What are you looking forward to the most about your upcoming tour with FRENSHIP?

Oh my gosh. I'm just so excited to play and really connect with the audience. And I'm excited to nail down all the parts, keep practicing every night, meet people, and get that energy from the crowd. That's, like, my favorite part of it all.



Do you get the chance to talk to your fans after shows? Do you have any memorable experiences?

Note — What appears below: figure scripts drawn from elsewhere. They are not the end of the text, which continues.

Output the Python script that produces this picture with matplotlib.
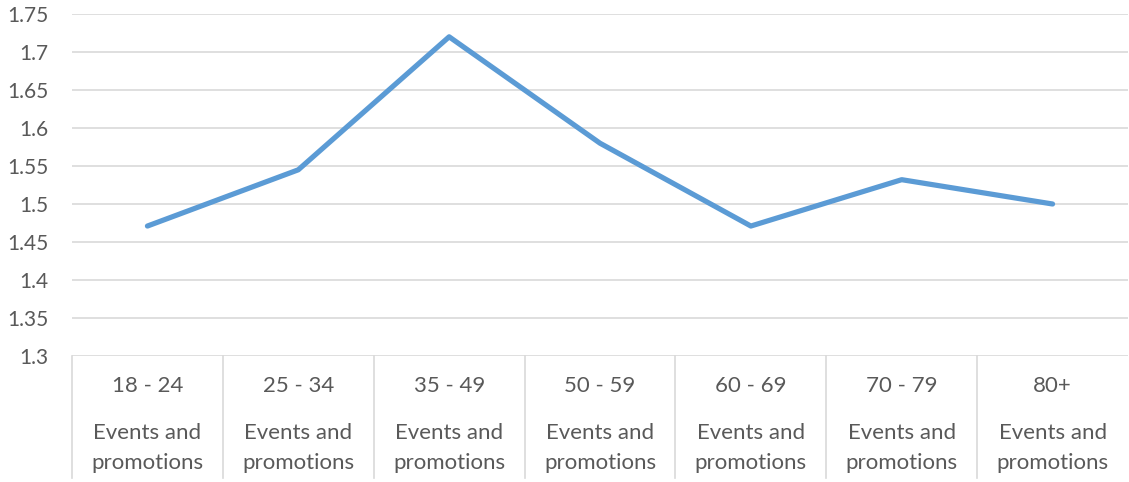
import matplotlib.pyplot as plt
import matplotlib.transforms as mtransforms

age_groups = ["18 - 24", "25 - 34", "35 - 49", "50 - 59", "60 - 69", "70 - 79", "80+"]
channel_top = "Events and"
channel_bottom = "promotions"
scores = [1.471, 1.545, 1.72, 1.58, 1.471, 1.532, 1.50]
y_ticks = [1.3, 1.35, 1.4, 1.45, 1.5, 1.55, 1.6, 1.65, 1.7, 1.75]
y_tick_labels = ["1.3", "1.35", "1.4", "1.45", "1.5", "1.55", "1.6", "1.65", "1.7", "1.75"]

plt.rcParams['font.family'] = ['Lato', 'DejaVu Sans']
text_col = "#595959"
grid_col = "#D9D9D9"

W, H = 1129, 482
fig = plt.figure(figsize=(W / 100, H / 100), dpi=100)
ax = fig.add_axes([72 / W, (H - 356) / H, (1128 - 72) / W, (356 - 14) / H])

xs = list(range(len(age_groups)))
ax.plot(xs, scores, color="#5B9BD5", lw=3.75, solid_joinstyle="round",
        solid_capstyle="round", zorder=3)

ax.set_xlim(-0.5, len(age_groups) - 0.5)
ax.set_ylim(1.3, 1.75)
ax.set_yticks(y_ticks)
ax.set_yticklabels(y_tick_labels, fontsize=15, color=text_col)
ax.tick_params(axis="y", length=0, pad=17)
ax.set_xticks([])
for s in ax.spines.values():
    s.set_visible(False)
for y in y_ticks:
    ax.axhline(y, color=grid_col, lw=1.2, zorder=1)

# category boxes under the axis
trans = mtransforms.blended_transform_factory(ax.transData, ax.transAxes)
bottom = (356 - 478) / 342
for i in range(len(age_groups)):
    ax.plot([i - 0.5, i - 0.5], [0, bottom], color=grid_col, lw=1.2,
            transform=trans, clip_on=False)
for i, g in enumerate(age_groups):
    ax.text(i, (356 - 386) / 342, g, transform=trans, ha="center", va="center",
            fontsize=16, color=text_col)
    ax.text(i, (356 - 433) / 342, channel_top, transform=trans, ha="center",
            va="center", fontsize=16, color=text_col)
    ax.text(i, (356 - 463) / 342, channel_bottom, transform=trans, ha="center",
            va="center", fontsize=16, color=text_col)

fig.savefig("out.png", dpi=100)
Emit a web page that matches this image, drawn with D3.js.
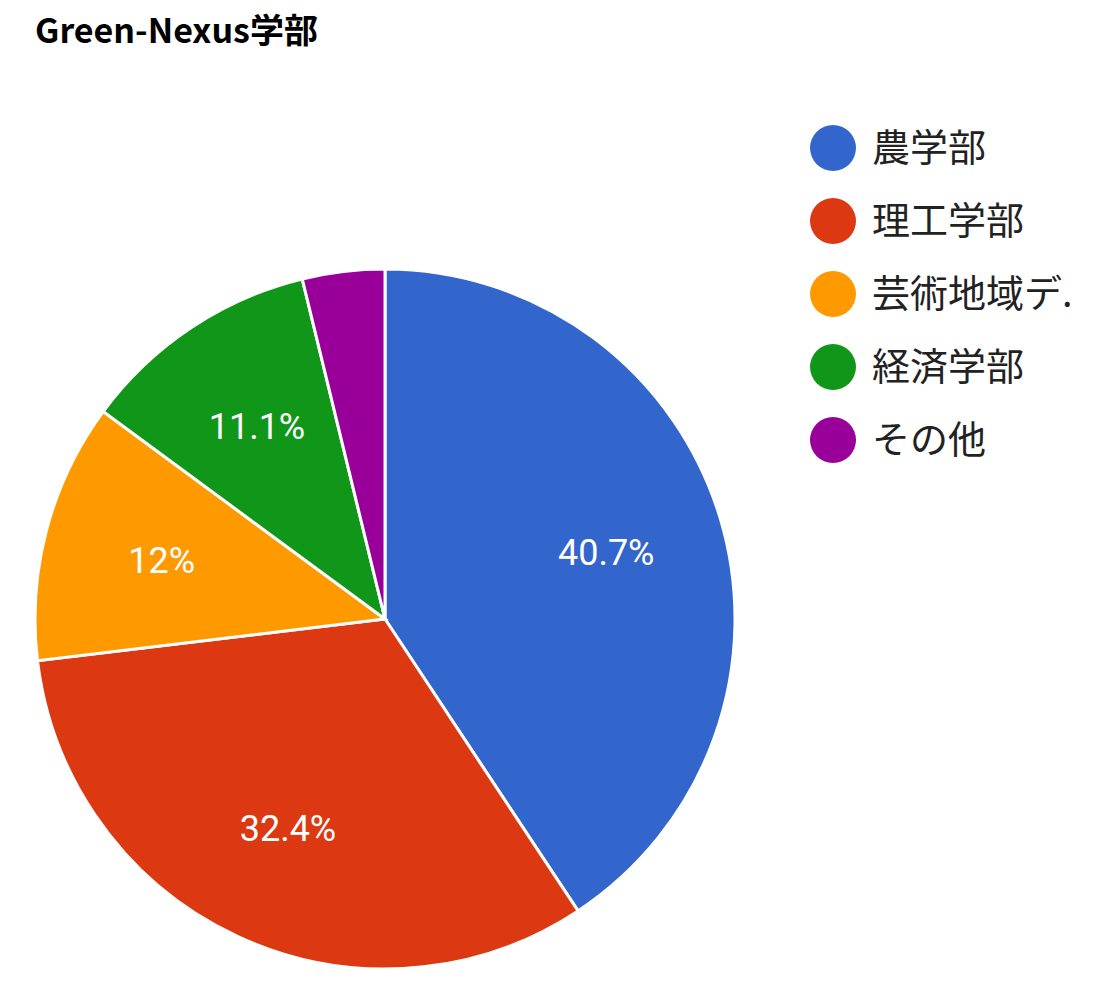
<!DOCTYPE html>
<html>
<head>
<meta charset="utf-8">
<script src="https://cdn.jsdelivr.net/npm/d3@7.9.0/dist/d3.min.js"></script>
<style>
  body { margin: 0; background: #fff; }
  text { font-family: "Noto Sans CJK JP", Roboto, sans-serif; }
</style>
</head>
<body>
<svg width="1110" height="986"></svg>
<script>
const labels = ['農学部', '理工学部', '芸術地域デ.', '経済学部', 'その他'];
const values = [40.7, 32.4, 12, 11.1, 3.8];
const pctLabels = ['40.7%', '32.4%', '12%', '11.1%', ''];
const colors = ['#3366cc', '#dc3912', '#ff9900', '#109618', '#990099'];

const svg = d3.select('svg');

svg.append('text')
  .attr('x', 35).attr('y', 43)
  .attr('font-size', 34).attr('font-weight', 'bold')
  .text('Green-Nexus学部');

const cx = 385, cy = 619, r = 350;
const g = svg.append('g').attr('transform', `translate(${cx},${cy})`);

let pie = d3.pie().sort(null).value((d) => d);
let arcData = pie(values);
let arcGen = d3.arc().innerRadius(0).outerRadius(r);
let labelArc = d3.arc().innerRadius(r * 0.66).outerRadius(r * 0.66);

g.selectAll('path')
  .data(arcData)
  .join('path')
  .attr('d', arcGen)
  .attr('fill', (d, i) => colors[i])
  .attr('stroke', '#fff')
  .attr('stroke-width', 3);

g.selectAll('text.pct')
  .data(arcData)
  .join('text')
  .attr('class', 'pct')
  .attr('transform', (d) => `translate(${labelArc.centroid(d)})`)
  .attr('text-anchor', 'middle')
  .attr('dy', '0.35em')
  .attr('fill', '#fff')
  .attr('font-size', 36)
  .style('font-family', 'Roboto, Arial, sans-serif')
  .text((d, i) => pctLabels[i]);

// legend
const legend = svg.append('g');
labels.forEach((lab, i) => {
  let y = 148 + i * 73;
  legend.append('circle')
    .attr('cx', 833).attr('cy', y).attr('r', 23)
    .attr('fill', colors[i]);
  legend.append('text')
    .attr('x', 872).attr('y', y).attr('dy', '0.35em')
    .attr('font-size', 38).attr('fill', '#222')
    .text(lab);
});
</script>
</body>
</html>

Usually, I just hang out by the merch table, so I'll meet whoever comes up. And yeah, there was one fan experience I will never forget. I was on a blind date with my best friend and two guys we didn’t know, which is so funny. We were playing pool, and this girl came up to me and said, “Oh my God, you look like this artist BIZZY.” And I kind of got really awkward because I didn’t know whether to say I was or not [laughs]. So I told her I was, and she said, “Oh my God, you're my favorite artist.” And then, right after she said that she just started crying. I didn’t know what to do; I was literally shocked! I was like, ‘Should I start crying too?’ But it was so cool. She grabbed her boyfriend, and she was like, “This is BIZZY. She wrote that song “Just Yet,” that I used to listen to like every single day.” And she just talked to me for, like, an hour and was so kind and said how my music had helped her. And that was just like something I'll never forget – of all the things that can happen on a blind date.



Lastly, do you have any goals you hope to achieve within the next year?

Just continue to put out music that I love, and make sure I’m not putting out music just to put it out. My biggest goal is to stay authentic to myself and what I love rather than listen to everybody else, just like what we talked about in the beginning. It’s like a little full-circle moment.